Rep. Elijah Cummings, D-Baltimore, who is co-sponsoring the bill, said that all the promises and pledges and billions of dollars over the years have made the bay no healthier than it was before. But this bill, he said, is "the legislation that will finally achieve bay restoration."

Rep. Chris Van Hollen, D-Montgomery, went so far as to say that people will look back at this "historic day" and note that it was the turning point in bay restoration efforts.

Other government officials joining Cardin included Maryland Gov. Martin O' Malley and L. Preston Bryant Jr., Virginia's secretary of natural resources.

The talk of finally saving the bay once and for all is nothing new to Fred Kelly, the Severn Riverkeeper. He said he's pleased the federal government is focusing more attention on the bay and spending more money on restoration.

But he's not sure Cardin's bill goes far enough.
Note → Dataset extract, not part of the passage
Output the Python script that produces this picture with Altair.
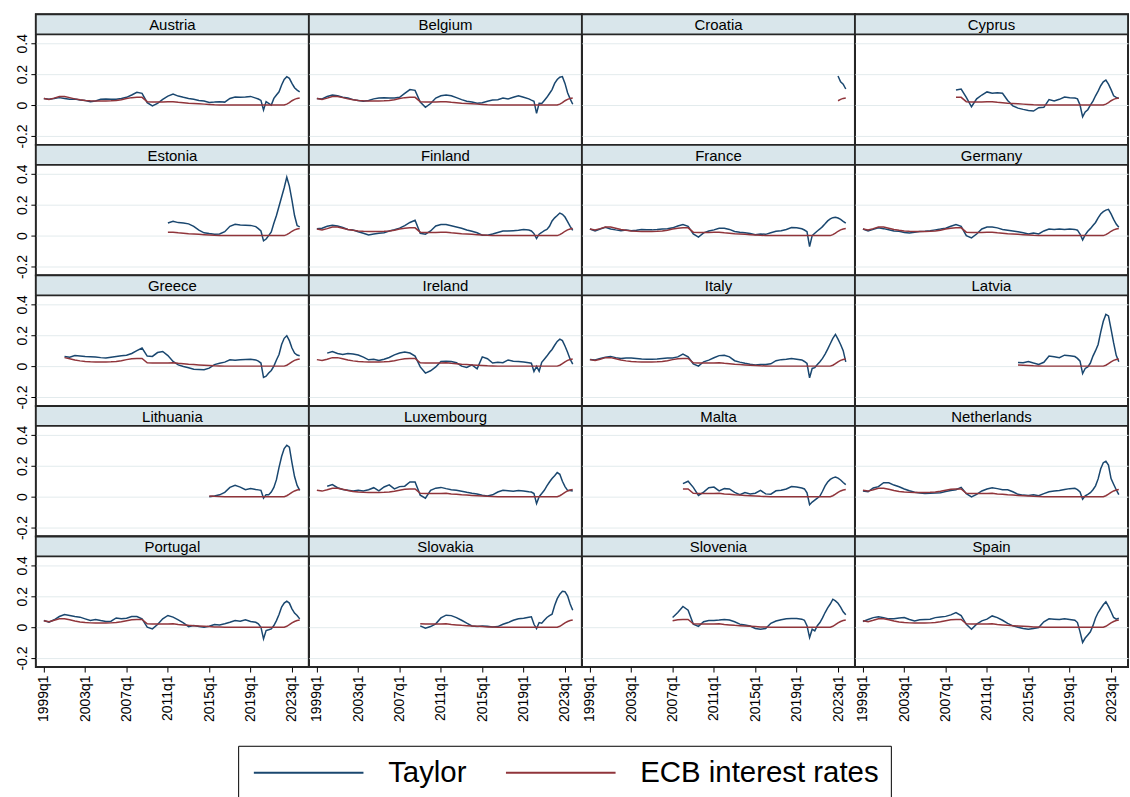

"2025 doesn't register with the folks who live on the water. We were talking 2010, now it's 2025," Kelly said. The last round of promises included getting the bay off the list of the nation's "impaired waters" by 2010, which all agree won't happen.

Environment Maryland, an advocacy group, issued a statement that said Cardin's bill "could" be what the bay finally needs.

But Will Baker, longtime president of the nonprofit CBF, had no such hesitation. He said Cardin's bill is the best thing to come along in the foundation's 42-year history.

"This legislation will require that actions replace words," Baker said.

Cardin said his bill may not pass on its own; rather, its key provisions could be tacked onto another water-related bill.

Meanwhile, as Cardin's bill gets going, the Obama administration's federal agencies are fine-tuning their latest round of promises.

In response to an executive order from the president in May, the agencies are coming up with ways they can better serve the Chesapeake Bay.

The EPA made key promises to set a pollution budget limiting how much nutrients and sediment the bay can absorb and making states responsible for parceling out the pollution limits to rivers.

If the states fail to hit the pollution marks, the EPA could block federal permits, halting construction and road-building.

The executive order-inspired promises from EPA and the other agencies will be compiled into a single "coordinated strategy" by early November, although they won't become final until next May.

New bay cleanup bill
U.S. Sen. Benjamin L. Cardin's Chesapeake Clean Water and Ecosystem Restoration Act of 2009 would:

• Set a 'firm' Chesapeake Bay cleanup deadline of 2025. This will be a legally binding part of the federal Clean Water Act.
• Spend $1.5 billion on controlling polluted stormwater runoff from urban and suburban areas.
• Require 10 percent of grant money to go to New York, West Virginia and Delaware.
• Require 20 percent of grant money to go to farmers and foresters.
• Put key features of recent federal agency promises into law, such as two-year deadlines for state pollution reductions under a new, baywide pollution budget.
• Create a nutrient-trading program.
• Put into law the decision not to introduce Asian oysters into the bay.
• Expand nutria eradication on the Delmarva Peninsula.
• Study how large-scale, industrial fishing is affecting the population of menhaden.